Les communes tentées d'instaurer le même type de taxe se heurteront, toutefois, à la question du champ d'application de ce type de redevance. Le tribunal administratif avait estimé qu'elle pouvait s'appliquer "aux personnes qui ne peuvent exercer leur activité lucrative et réaliser des opérations matérielles de vente ou de transaction que parce que leur clientèle stationne temporairement sur la voie publique devant leur établissement". Pourraient donc être concernés tous les commerçants, les cinémas, théâtre et autres lieux de spectacle vivant, mais aussi les magasins vendant des biens culturels à l'occasion de la venue d'une célébrité provoquant un attroupement. L'on pourra objecter que les enseignes commerciales ayant une vitrine donnant sur le domaine public ne saurait, en effet, être regardée comme équivalente à celle des commerces ne pouvant réaliser leurs transactions qu'en utilisant le domaine public. En effet, les clients des premières achètent à l'intérieur du magasin les objets exposés en vitrine, ce qui n'est pas le cas des commerçants concernés par la délibération en litige, qui ne possèdent pas de locaux destinés à l'accueil du public et à la vente.
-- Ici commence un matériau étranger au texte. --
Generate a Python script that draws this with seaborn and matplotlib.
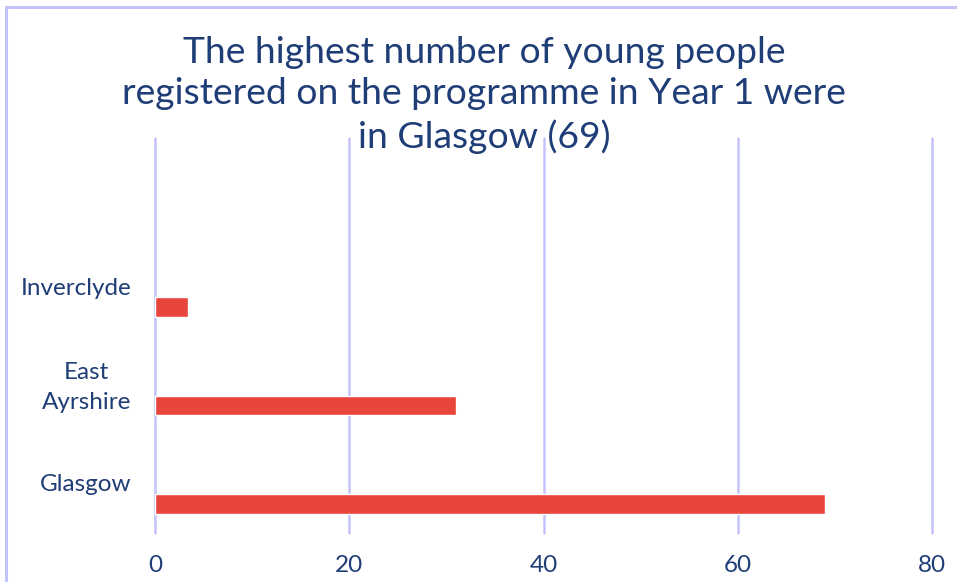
import matplotlib
matplotlib.use("Agg")
import matplotlib.pyplot as plt
from matplotlib.patches import Rectangle
import seaborn as sns
import pandas as pd

categories = ["Inverclyde", "East Ayrshire", "Glasgow"]
tick_labels = ["Inverclyde", "East\nAyrshire", "Glasgow"]
values = [3.4, 31, 69]
x_ticks = [0, 20, 40, 60, 80]

sns.set_theme(style="white")
plt.rcParams["font.family"] = ["Lato", "DejaVu Sans"]

navy = "#1F3D76"
grid_c = "#C4C2FA"
bar_c = "#E8453C"

df = pd.DataFrame({"area": categories, "count": values})

fig = plt.figure(figsize=(9.57, 5.82), dpi=100)
ax = fig.add_axes([155/957, 1-533/582, (932-155)/957, (533-138)/582])

sns.barplot(data=df, x="count", y="area", orient="h", color=bar_c,
            width=0.2, ax=ax, saturation=1, order=categories)

ax.set_xlim(0, 80)
ax.set_ylim(2 + 29/98.5, -(307-138)/98.5)
ax.set_xticks(x_ticks)
ax.set_xticklabels([str(t) for t in x_ticks])
ax.set_yticks([-0.21, 0.75, 1.78])
ax.set_yticklabels(tick_labels, multialignment="center", linespacing=1.55)
ax.set_xlabel("")
ax.set_ylabel("")
ax.tick_params(axis="both", length=0, labelsize=17.5, colors=navy)
ax.tick_params(axis="x", pad=16)
ax.tick_params(axis="y", pad=17)
for s in ax.spines.values():
    s.set_visible(False)
ax.grid(False)
for t in x_ticks:
    ax.axvline(t, color=grid_c, lw=1.8, zorder=0, clip_on=False)

fig.text(484/957, 1-95/582,
         "The highest number of young people\nregistered on the programme in Year 1 were\nin Glasgow (69)",
         ha="center", va="center", fontsize=26.8, color=navy, linespacing=1.3)

fig.patches.append(Rectangle((6/957, -0.5), 2.0, 1.5 - 7/582,
                             transform=fig.transFigure, fill=False,
                             edgecolor=grid_c, lw=2.2))

fig.savefig("out.png", dpi=100)
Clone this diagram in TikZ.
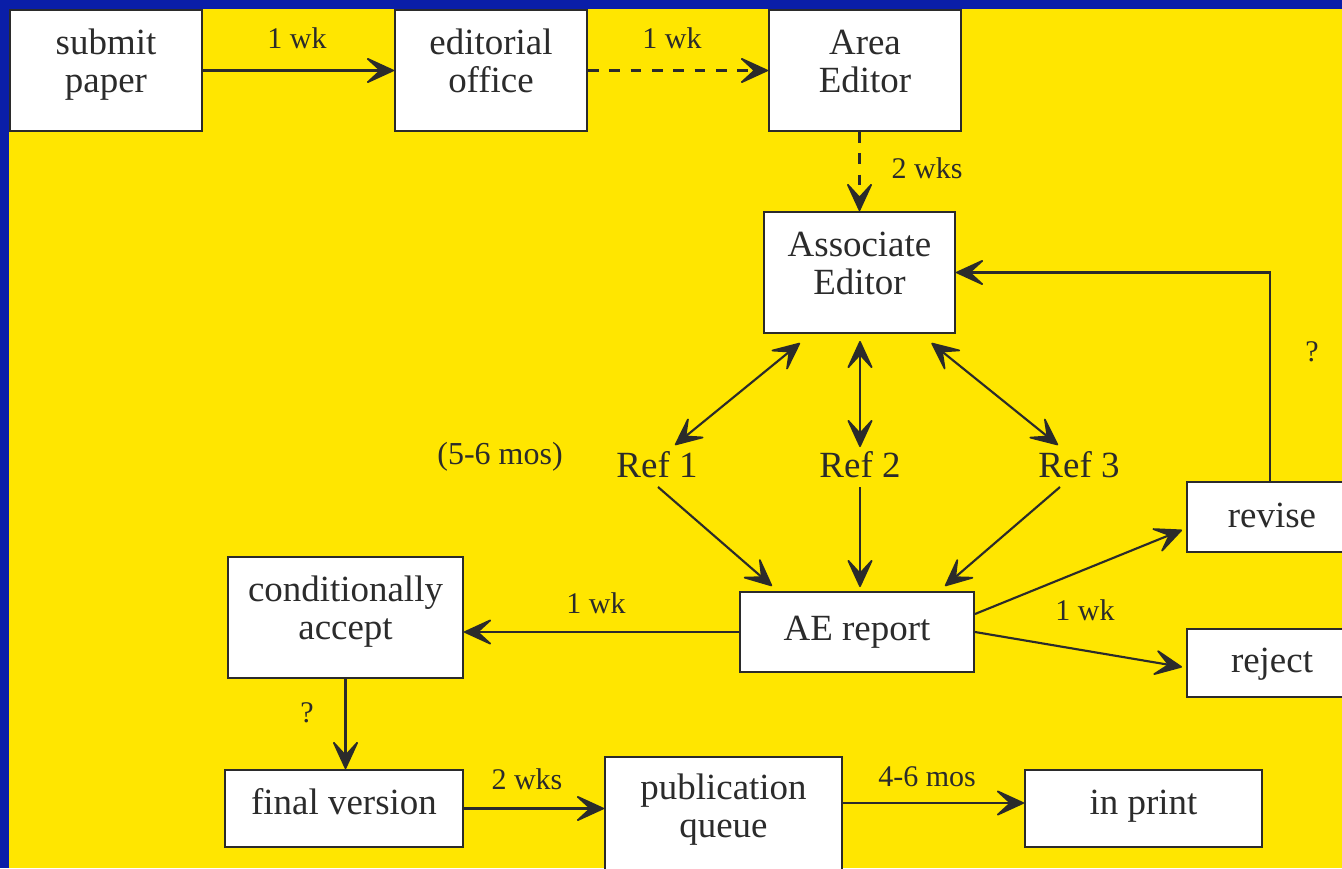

Il n'est donc pas certain que, malgré le mouvement de valorisation financière des usages du domaine public en cours depuis quelques années, cette "taxe trottoir" se généralise. L'avenir sera riche d'enseignements en la matière, la ville d'Angers venant d'adopter le principe de cette redevance, avec une application prévue dans le centre-ville dès le 1er janvier 2013.